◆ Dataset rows

═══

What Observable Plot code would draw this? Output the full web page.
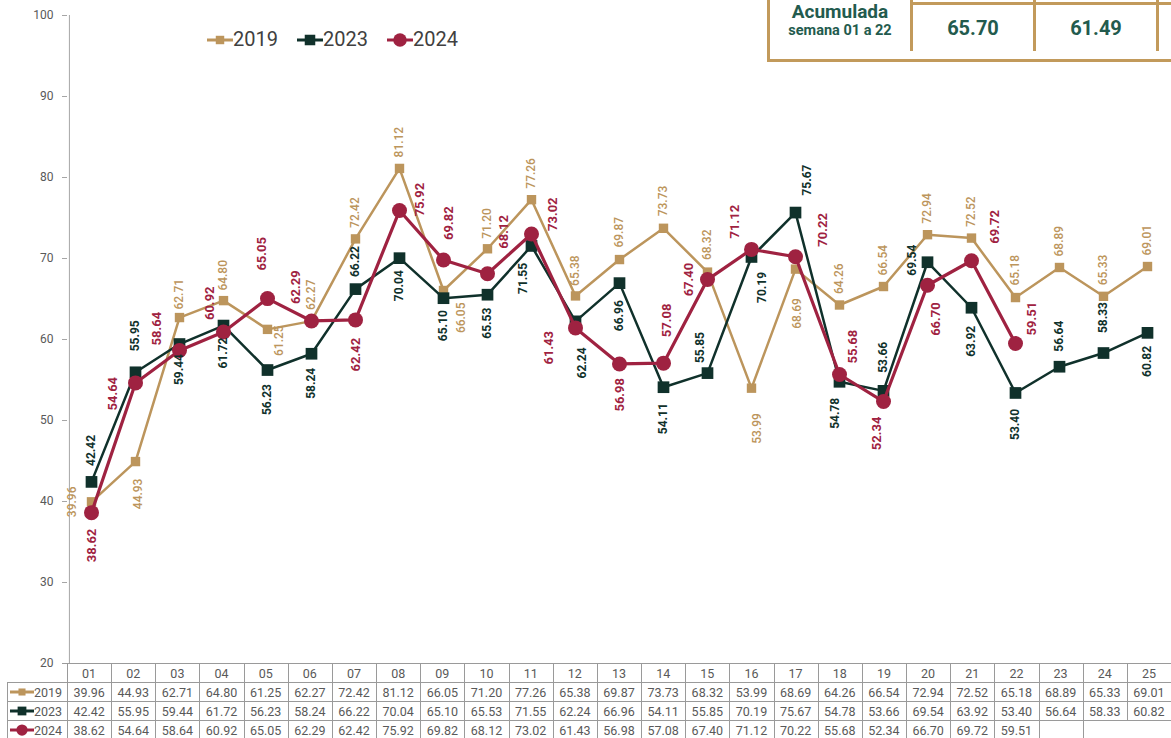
<!DOCTYPE html>
<html><head><meta charset="utf-8">
<script src="https://cdn.jsdelivr.net/npm/d3@7"></script>
<script src="https://cdn.jsdelivr.net/npm/@observablehq/plot@0.6"></script>
<style>
body{margin:0;background:#fff;font-family:Roboto,"Noto Sans",sans-serif;}
#wrap{position:relative;width:1171px;height:738px;overflow:hidden;background:#fff;}
#chart{position:absolute;left:0;top:0;}
.abs{position:absolute;box-sizing:border-box;}
.cell{position:absolute;box-sizing:border-box;text-align:center;font-size:12.5px;color:#595959;line-height:19px;}
</style></head><body><div id="wrap"><div id="chart"></div></div>
<script>
// ---------- data ----------
const weeks = ["01","02","03","04","05","06","07","08","09","10","11","12","13","14","15","16","17","18","19","20","21","22","23","24","25"];
const v2019 = [39.96,44.93,62.71,64.80,61.25,62.27,72.42,81.12,66.05,71.20,77.26,65.38,69.87,73.73,68.32,53.99,68.69,64.26,66.54,72.94,72.52,65.18,68.89,65.33,69.01];
const v2023 = [42.42,55.95,59.44,61.72,56.23,58.24,66.22,70.04,65.10,65.53,71.55,62.24,66.96,54.11,55.85,70.19,75.67,54.78,53.66,69.54,63.92,53.40,56.64,58.33,60.82];
const v2024 = [38.62,54.64,58.64,60.92,65.05,62.29,62.42,75.92,69.82,68.12,73.02,61.43,56.98,57.08,67.40,71.12,70.22,55.68,52.34,66.70,69.72,59.51];
const years = ["2019","2023","2024"];
const yTicks = [20,30,40,50,60,70,80,90,100];
const accumTitle = "Acumulada";
const accumSub = "semana 01 a 22";
const accumValues = ["65.70","61.49"];

// ---------- label placement (dx, dy, anchor) ----------
const place = {
 "2019": [[-19,0,"m"],[3,17,"e"],[0,-8,"s"],[0,-10,"s"],[12,-4,"e"],[0,-11,"s"],[0,-11,"s"],[0,-11,"s"],[18,12,"e"],[0,-10,"s"],[0,-11,"s"],[0,-10,"s"],[0,-12,"s"],[0,-12,"s"],[0,-12,"s"],[6,25,"e"],[2,29,"e"],[0,-11,"s"],[0,-11,"s"],[0,-11,"s"],[0,-11,"s"],[0,-12,"s"],[0,-11,"s"],[0,-11,"s"],[0,-11,"s"]],
 "2023": [[0,-16,"s"],[0,-21,"s"],[0,10,"e"],[0,12,"e"],[0,14,"e"],[0,14,"e"],[0,-12,"s"],[0,12,"e"],[0,12,"e"],[0,13,"e"],[-8,17,"e"],[7,26,"e"],[0,17,"e"],[0,16,"e"],[-7,-10,"s"],[11,15,"e"],[12,-17,"s"],[-4,16,"e"],[0,-18,"s"],[-15,-2,"m"],[0,18,"e"],[0,16,"e"],[0,-15,"s"],[0,-20,"s"],[0,13,"e"]],
 "2024": [[0,16,"e"],[-23,-6,"e"],[-23,-5,"s"],[-14,-12,"s"],[-6,-28,"s"],[-16,-17,"s"],[0,18,"e"],[20,-11,"m"],[5,-20,"s"],[16,-25,"s"],[21,-3,"s"],[-27,3,"e"],[0,14,"e"],[3,-26,"s"],[-19,0,"m"],[-17,-11,"s"],[27,-10,"s"],[13,-11,"s"],[-7,15,"e"],[8,17,"e"],[23,-17,"s"],[16,-8,"s"]]
};

const style = {
 "2019": {color:"#BC955C", symbol:"square", r:5.3, sw:2.5, fs:12, fw:500},
 "2023": {color:"#10312B", symbol:"square", r:6.6, sw:2.5, fs:12, fw:700},
 "2024": {color:"#9F2241", symbol:"circle", r:7.5, sw:3.2, fs:13, fw:700}
};
const valuesBy = {"2019": v2019, "2023": v2023, "2024": v2024};

const W = 1171, H = 665, ML = 67, MT = 15, MB = 2;
const step = (W - ML) / weeks.length;
const anchorMap = {s:"start", e:"end", m:"middle"};

const marks = [];
marks.push(Plot.ruleX([weeks[0]], {x: d => d, dx: -step/2, stroke:"#a6a6a6", strokeWidth:1}));
marks.push(Plot.axisY({ticks: yTicks, tickSize:5, tickPadding:9, fontSize:12, fill:"#595959", stroke:"#a6a6a6", label:null}));
for (const yr of years) {
  const s = style[yr];
  const data = valuesBy[yr].map((v,i) => ({week: weeks[i], value: v}));
  marks.push(Plot.line(data, {x:"week", y:"value", stroke:s.color, strokeWidth:s.sw}));
  marks.push(Plot.dot(data, {x:"week", y:"value", symbol:s.symbol, r:s.r, fill:s.color, stroke:"none"}));
}
for (const yr of years) {
  const s = style[yr];
  valuesBy[yr].forEach((v,i) => {
    const [dx, dy, a] = place[yr][i];
    marks.push(Plot.text([{week: weeks[i], value: v}], {
      x:"week", y:"value", text: d => d.value.toFixed(2), rotate:-90,
      textAnchor: anchorMap[a], dx, dy, fill: s.color, fontSize: s.fs, fontWeight: s.fw,
      fontFamily: "Roboto, sans-serif"
    }));
  });
}

const plot = Plot.plot({
  width: W, height: H, marginLeft: ML, marginRight: 0, marginTop: MT, marginBottom: MB,
  style: {fontFamily: "Roboto, sans-serif", background: "#fff", overflow: "visible"},
  x: {type:"point", domain: weeks, padding: 0.5, axis: null},
  y: {domain: [20, 100]},
  marks
});
document.getElementById("chart").appendChild(plot);

const wrap = document.getElementById("wrap");
function add(html, css, cls = "abs") {
  const d = document.createElement("div");
  d.className = cls; d.innerHTML = html; Object.assign(d.style, css); wrap.appendChild(d); return d;
}
function markerSvg(yr, w, h, lw, scale) {
  const s = style[yr];
  const cx = w/2, cy = h/2;
  let sym;
  if (s.symbol === "circle") sym = `<circle cx="${cx}" cy="${cy}" r="${s.r*scale}" fill="${s.color}"/>`;
  else { const side = s.r*1.772*scale; sym = `<rect x="${cx-side/2}" y="${cy-side/2}" width="${side}" height="${side}" fill="${s.color}"/>`; }
  return `<svg width="${w}" height="${h}" style="display:block"><line x1="0" x2="${w}" y1="${cy}" y2="${cy}" stroke="${s.color}" stroke-width="${lw}"/>${sym}</svg>`;
}

// ---------- legend ----------
const legendX = [207, 297, 387];
years.forEach((yr, k) => {
  add(markerSvg(yr, 26, 20, 3, 0.9), {left: legendX[k] + "px", top: "30px"});
  add(yr, {left: (legendX[k] + 26) + "px", top: "27px", fontSize: "20px", color: "#404040", lineHeight: "24px"});
});

// ---------- accumulated box ----------
const gold = "#C29A5B", boxText = "#235B4E";
add("", {left: "767px", top: "-40px", width: "500px", height: "102px", border: `3px solid ${gold}`});
add(accumTitle, {left: "772px", top: "2px", width: "136px", textAlign: "center", fontSize: "19px", fontWeight: "700", color: boxText, lineHeight: "20px"});
add(accumSub, {left: "772px", top: "23px", width: "136px", textAlign: "center", fontSize: "14.5px", fontWeight: "700", color: boxText, lineHeight: "16px"});
[910, 1033, 1156].forEach(x => add("", {left: x + "px", top: "-10px", width: "3px", height: "61px", background: gold}));
add("", {left: "910px", top: "2px", width: "300px", height: "3px", background: gold});
accumValues.forEach((v, k) => add(v, {left: (913 + k*123) + "px", top: "16px", width: "120px", textAlign: "center", fontSize: "20px", fontWeight: "700", color: boxText, lineHeight: "24px"}));

// ---------- data table ----------
const lineC = "#9a9a9a";
const rowTop = [663, 682, 701, 720, 739];
add("", {left: "62px", top: "663px", width: (W-62) + "px", height: "1px", background: lineC});
[682, 701, 720].forEach(y => add("", {left: "7px", top: y + "px", width: (W-7) + "px", height: "1px", background: lineC}));
add("", {left: "7px", top: "682px", width: "1px", height: "60px", background: lineC});
for (let i = 0; i <= weeks.length; i++) {
  const x = Math.round(ML + i*step);
  add("", {left: x + "px", top: "663px", width: "1px", height: "57px", background: lineC});
  const emptyInside = i === v2024.length + 2;
  if (!emptyInside) add("", {left: x + "px", top: "720px", width: "1px", height: "20px", background: lineC});
}
weeks.forEach((w, i) => add(w, {left: (ML + i*step) + "px", top: "664px", width: step + "px"}, "cell"));
years.forEach((yr, r) => {
  const top = rowTop[r+1] + 1;
  add(markerSvg(yr, 24, 18, 3, 0.75), {left: "10px", top: top + "px"});
  add(yr, {left: "34px", top: top + "px", width: "32px", textAlign: "left"}, "cell");
  valuesBy[yr].forEach((v, i) => add(v.toFixed(2), {left: (ML + i*step) + "px", top: top + "px", width: step + "px"}, "cell"));
});
</script></body></html>
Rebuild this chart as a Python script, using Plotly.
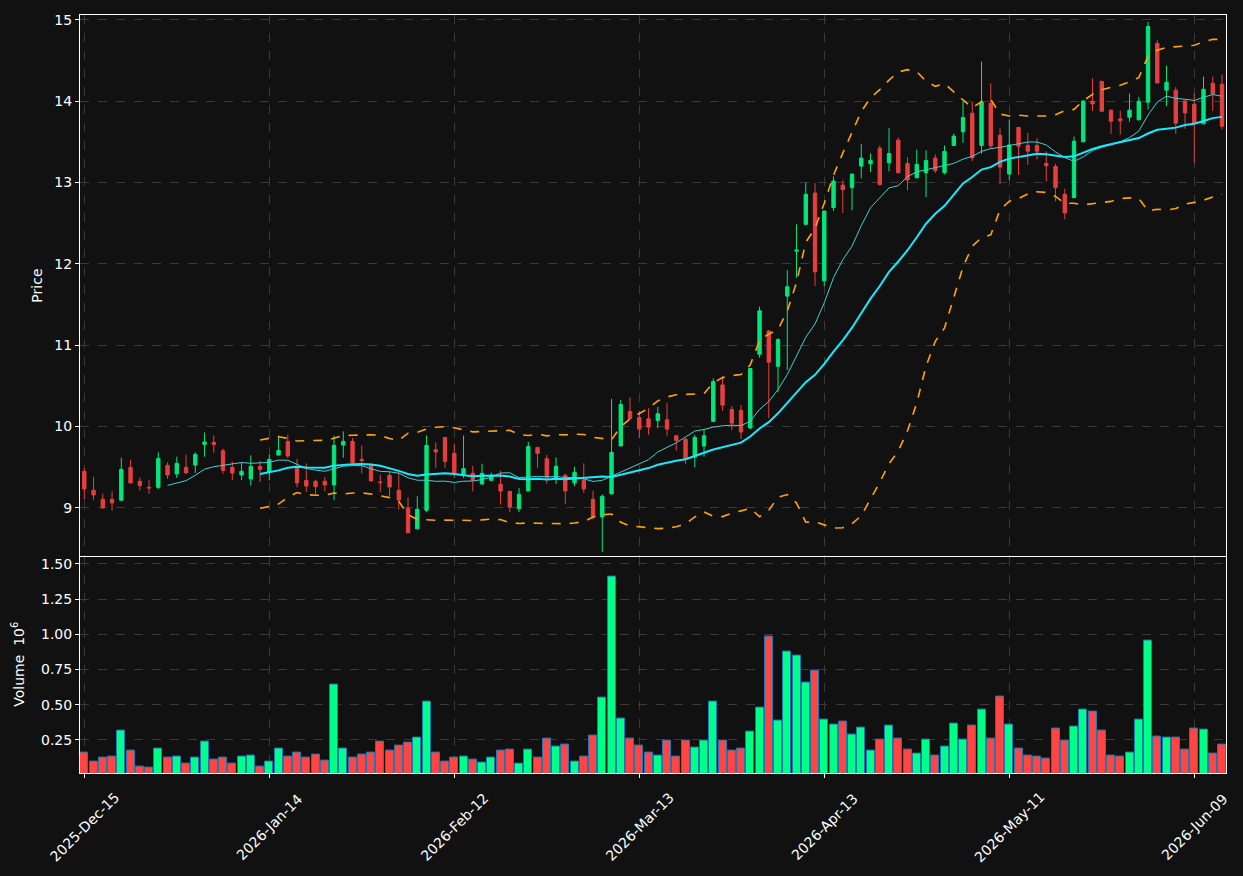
import plotly.graph_objects as go
import pandas as pd

# ---------------- data ----------------
opens = [9.448, 9.215, 9.104, 9.104, 9.092, 9.497, 9.325, 9.251, 9.251, 9.521,
         9.415, 9.497, 9.525, 9.779, 9.804, 9.701, 9.497, 9.403, 9.354, 9.509,
         9.440, 9.648, 9.816, 9.485, 9.337, 9.325, 9.325, 9.280, 9.771, 9.816,
         9.595, 9.521, 9.317, 9.399, 9.215, 8.994, 8.740, 8.969, 9.714, 9.865,
         9.669, 9.415, 9.423, 9.292, 9.337, 9.288, 9.202, 8.986, 9.206, 9.742,
         9.603, 9.366, 9.399, 9.305, 9.337, 9.104, 8.887, 9.170, 9.759, 10.184,
         10.111, 10.094, 10.074, 10.082, 9.886, 9.841, 9.624, 9.759, 10.062, 10.511,
         10.209, 10.197, 9.980, 10.888, 11.174, 10.740, 11.603, 12.156, 12.487, 12.871,
         11.792, 12.691, 12.969, 12.937, 13.203, 13.231, 13.423, 13.243, 13.522, 13.235,
         13.059, 13.121, 13.301, 13.121, 13.456, 13.624, 13.853, 13.456, 13.976, 13.581,
         13.104, 13.677, 13.456, 13.456, 13.235, 13.198, 12.855, 12.814, 13.501, 14.000,
         14.245, 13.890, 13.783, 13.804, 13.771, 13.988, 14.712, 14.135, 14.135, 14.004,
         13.963, 13.722, 14.221, 14.209]
highs = [9.489, 9.382, 9.174, 9.202, 9.615, 9.591, 9.370, 9.345, 9.681, 9.558,
         9.628, 9.652, 9.681, 9.926, 9.889, 9.726, 9.566, 9.558, 9.644, 9.579,
         9.652, 9.889, 9.898, 9.603, 9.546, 9.345, 9.378, 9.889, 9.939, 9.857,
         9.767, 9.550, 9.407, 9.448, 9.440, 9.129, 9.141, 9.889, 9.804, 9.865,
         9.791, 9.889, 9.517, 9.542, 9.431, 9.456, 9.202, 9.243, 9.812, 9.750,
         9.652, 9.619, 9.419, 9.505, 9.546, 9.210, 9.161, 10.339, 10.327, 10.356,
         10.192, 10.225, 10.241, 10.291, 9.886, 9.857, 9.898, 9.967, 10.593, 10.614,
         10.250, 10.266, 10.712, 11.473, 11.186, 11.084, 11.922, 12.487, 12.998, 12.994,
         12.650, 13.076, 13.027, 13.104, 13.477, 13.358, 13.456, 13.669, 13.554, 13.313,
         13.407, 13.395, 13.346, 13.456, 13.603, 13.996, 13.996, 14.487, 14.221, 13.669,
         13.775, 13.677, 13.611, 13.546, 13.382, 13.231, 12.924, 13.566, 14.004, 14.282,
         14.245, 13.898, 13.885, 14.094, 14.053, 14.977, 14.753, 14.438, 14.176, 14.004,
         14.098, 14.303, 14.303, 14.331]
lows = [9.100, 9.100, 8.990, 8.965, 9.090, 9.300, 9.210, 9.170, 9.231, 9.354,
        9.366, 9.427, 9.427, 9.628, 9.677, 9.419, 9.341, 9.341, 9.272, 9.317,
        9.337, 9.648, 9.611, 9.251, 9.194, 9.161, 9.202, 9.092, 9.615, 9.530,
        9.419, 9.329, 9.194, 9.141, 8.977, 8.691, 8.740, 8.945, 9.489, 9.489,
        9.366, 9.366, 9.202, 9.284, 9.337, 9.039, 8.945, 8.945, 9.206, 9.489,
        9.296, 9.292, 9.047, 9.264, 9.182, 8.855, 8.454, 9.170, 9.759, 10.098,
        9.857, 9.898, 9.980, 9.886, 9.702, 9.538, 9.497, 9.628, 10.053, 10.192,
        9.955, 9.845, 9.972, 10.847, 10.102, 10.421, 10.695, 11.828, 12.475, 11.726,
        11.726, 12.650, 12.626, 12.659, 13.051, 13.129, 12.965, 13.137, 13.113, 12.904,
        13.051, 12.822, 13.117, 13.100, 13.456, 13.489, 13.264, 13.354, 13.411, 12.986,
        13.030, 13.096, 13.219, 13.284, 13.014, 12.769, 12.548, 12.814, 13.501, 13.881,
        13.877, 13.599, 13.591, 13.750, 13.771, 13.898, 14.225, 13.939, 13.599, 13.661,
        13.243, 13.722, 13.881, 13.652]
closes = [9.231, 9.157, 8.998, 9.059, 9.472, 9.305, 9.272, 9.243, 9.607, 9.403,
          9.546, 9.427, 9.656, 9.808, 9.779, 9.460, 9.427, 9.448, 9.509, 9.472,
          9.595, 9.705, 9.636, 9.305, 9.268, 9.260, 9.280, 9.767, 9.816, 9.554,
          9.583, 9.329, 9.309, 9.255, 9.096, 8.691, 8.981, 9.767, 9.685, 9.570,
          9.427, 9.480, 9.337, 9.423, 9.399, 9.206, 9.006, 9.165, 9.754, 9.669,
          9.370, 9.509, 9.206, 9.435, 9.231, 8.891, 9.141, 9.681, 10.270, 10.098,
          9.967, 9.992, 10.156, 9.967, 9.828, 9.603, 9.865, 9.886, 10.552, 10.262,
          10.041, 9.931, 10.712, 11.423, 10.790, 11.068, 11.718, 12.168, 12.855, 11.902,
          12.650, 13.019, 12.912, 13.104, 13.301, 13.272, 12.974, 13.358, 13.121, 13.031,
          13.223, 13.272, 13.149, 13.383, 13.571, 13.800, 13.305, 13.988, 13.452, 13.190,
          13.462, 13.448, 13.386, 13.386, 13.207, 12.937, 12.626, 13.509, 14.004, 13.967,
          13.877, 13.755, 13.759, 13.890, 14.000, 14.920, 14.225, 14.233, 13.730, 13.857,
          13.730, 14.147, 14.090, 13.693]
volumes = [0.162, 0.096, 0.127, 0.134, 0.318, 0.170, 0.063, 0.056, 0.191, 0.127,
           0.134, 0.078, 0.127, 0.240, 0.106, 0.120, 0.078, 0.134, 0.141, 0.063,
           0.092, 0.184, 0.134, 0.162, 0.120, 0.148, 0.099, 0.644, 0.191, 0.127,
           0.148, 0.162, 0.240, 0.170, 0.212, 0.233, 0.269, 0.523, 0.162, 0.092,
           0.127, 0.134, 0.106, 0.085, 0.127, 0.170, 0.177, 0.078, 0.177, 0.127,
           0.262, 0.205, 0.219, 0.092, 0.134, 0.283, 0.552, 1.408, 0.403, 0.262,
           0.212, 0.162, 0.141, 0.247, 0.134, 0.247, 0.198, 0.247, 0.523, 0.247,
           0.170, 0.191, 0.311, 0.481, 0.983, 0.389, 0.877, 0.849, 0.658, 0.743,
           0.396, 0.361, 0.382, 0.290, 0.339, 0.170, 0.255, 0.354, 0.262, 0.177,
           0.155, 0.255, 0.141, 0.205, 0.368, 0.255, 0.354, 0.467, 0.262, 0.559,
           0.361, 0.191, 0.141, 0.134, 0.113, 0.332, 0.247, 0.346, 0.467, 0.453,
           0.318, 0.141, 0.134, 0.162, 0.396, 0.955, 0.276, 0.269, 0.269, 0.177,
           0.332, 0.325, 0.155, 0.219]  # in millions
tick_labels = ['2025-Dec-15', '2026-Jan-14', '2026-Feb-12', '2026-Mar-13',
               '2026-Apr-13', '2026-May-11', '2026-Jun-09']
tick_step = 20
price_ticks = [9, 10, 11, 12, 13, 14, 15]
volume_ticks = [0.25, 0.50, 0.75, 1.00, 1.25, 1.50]

# ---------------- derived series ----------------
x = list(range(len(closes)))
s = pd.Series(closes)
ma10 = s.rolling(10).mean()
ma20 = s.rolling(20).mean()
sd20 = s.rolling(20).std(ddof=0)
bb_up = ma20 + 2 * sd20
bb_lo = ma20 - 2 * sd20

UP_C = '#02e77c'
DN_C = '#e73f3f'
VUP_C = '#00ff88'
VDN_C = '#ff4444'
vol_colors = [VUP_C if c >= o else VDN_C for o, c in zip(opens, closes)]

BG = '#111111'
GRID = '#3a3a3a'
FONT = dict(family='DejaVu Sans', size=14, color='#ffffff')

fig = go.Figure()
fig.add_trace(go.Candlestick(
    x=x, open=opens, high=highs, low=lows, close=closes,
    increasing=dict(line=dict(color=UP_C, width=1), fillcolor=UP_C),
    decreasing=dict(line=dict(color=DN_C, width=1), fillcolor=DN_C),
    whiskerwidth=0, xaxis='x', yaxis='y', showlegend=False, name='price'))
fig.add_trace(go.Scatter(x=x, y=ma10, mode='lines', line=dict(color='#45cfcc', width=1),
                         xaxis='x', yaxis='y', showlegend=False, name='MA10'))
fig.add_trace(go.Scatter(x=x, y=ma20, mode='lines', line=dict(color='#18eaff', width=2),
                         xaxis='x', yaxis='y', showlegend=False, name='MA20'))
fig.add_trace(go.Scatter(x=x, y=bb_up, mode='lines', line=dict(color='#ffa500', width=1.6, dash='dash'),
                         xaxis='x', yaxis='y', showlegend=False, name='BB up'))
fig.add_trace(go.Scatter(x=x, y=bb_lo, mode='lines', line=dict(color='#ffa500', width=1.6, dash='dash'),
                         xaxis='x', yaxis='y', showlegend=False, name='BB low'))
fig.add_trace(go.Bar(x=x, y=volumes, width=0.86,
                     marker=dict(color=vol_colors, line=dict(color='#1f77b4', width=1)),
                     xaxis='x2', yaxis='y2', showlegend=False, name='Volume'))

xr = [-0.465, 123.43]
tickvals_x = [i * tick_step for i in range(len(tick_labels))]
axis_common = dict(showline=True, mirror=True, linecolor='#ffffff', linewidth=1,
                   showgrid=True, gridcolor=GRID, griddash='dash', gridwidth=1,
                   zeroline=False, tickfont=FONT, tickcolor='#ffffff', ticklen=4)

fig.update_layout(
    width=1243, height=876,
    paper_bgcolor=BG, plot_bgcolor=BG,
    margin=dict(l=80, r=17, t=13, b=103),
    boxgap=0.48,
    bargap=0,
    font=FONT,
    xaxis=dict(domain=[0, 1], anchor='y', range=xr, tickvals=tickvals_x,
               showticklabels=False, ticks='', rangeslider=dict(visible=False), **axis_common),
    yaxis=dict(domain=[0.2868, 1], anchor='x', range=[8.411, 15.061], tickvals=price_ticks,
               ticks='outside', **axis_common),
    xaxis2=dict(domain=[0, 1], anchor='y2', range=xr, tickvals=tickvals_x, matches='x',
                showticklabels=False, ticks='outside', **axis_common),
    yaxis2=dict(domain=[0, 0.2855], anchor='x2', range=[0.014, 1.552], tickvals=volume_ticks,
                ticktext=[f'{v:.2f}' for v in volume_ticks], ticks='outside', **axis_common),
)

annotations = []
for i, lab in enumerate(tick_labels):
    annotations.append(dict(x=i * tick_step, xref='x2', y=-0.0707, yref='paper',
                            text=lab, textangle=-45, showarrow=False,
                            xanchor='center', yanchor='middle', font=FONT))
annotations.append(dict(x=-0.0375, xref='paper', y=0.643, yref='paper', text='Price',
                        textangle=-90, showarrow=False, xanchor='center', yanchor='middle', font=FONT))
annotations.append(dict(x=-0.0541, xref='paper', y=0.1428, yref='paper',
                        text='Volume  10<sup>6</sup>', textangle=-90, showarrow=False,
                        xanchor='center', yanchor='middle', font=FONT))
fig.update_layout(annotations=annotations)

fig.write_html('out.html')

═══

◆ Task details
Pick out every line above that holds the word "chart" and copy it.

◆ Solved problem
#chart{position:absolute;left:0;top:0;}
</style></head><body><div id="wrap"><div id="chart"></div></div>
document.getElementById("chart").appendChild(plot);
Rebuild this chart as a Python script, using Plotly.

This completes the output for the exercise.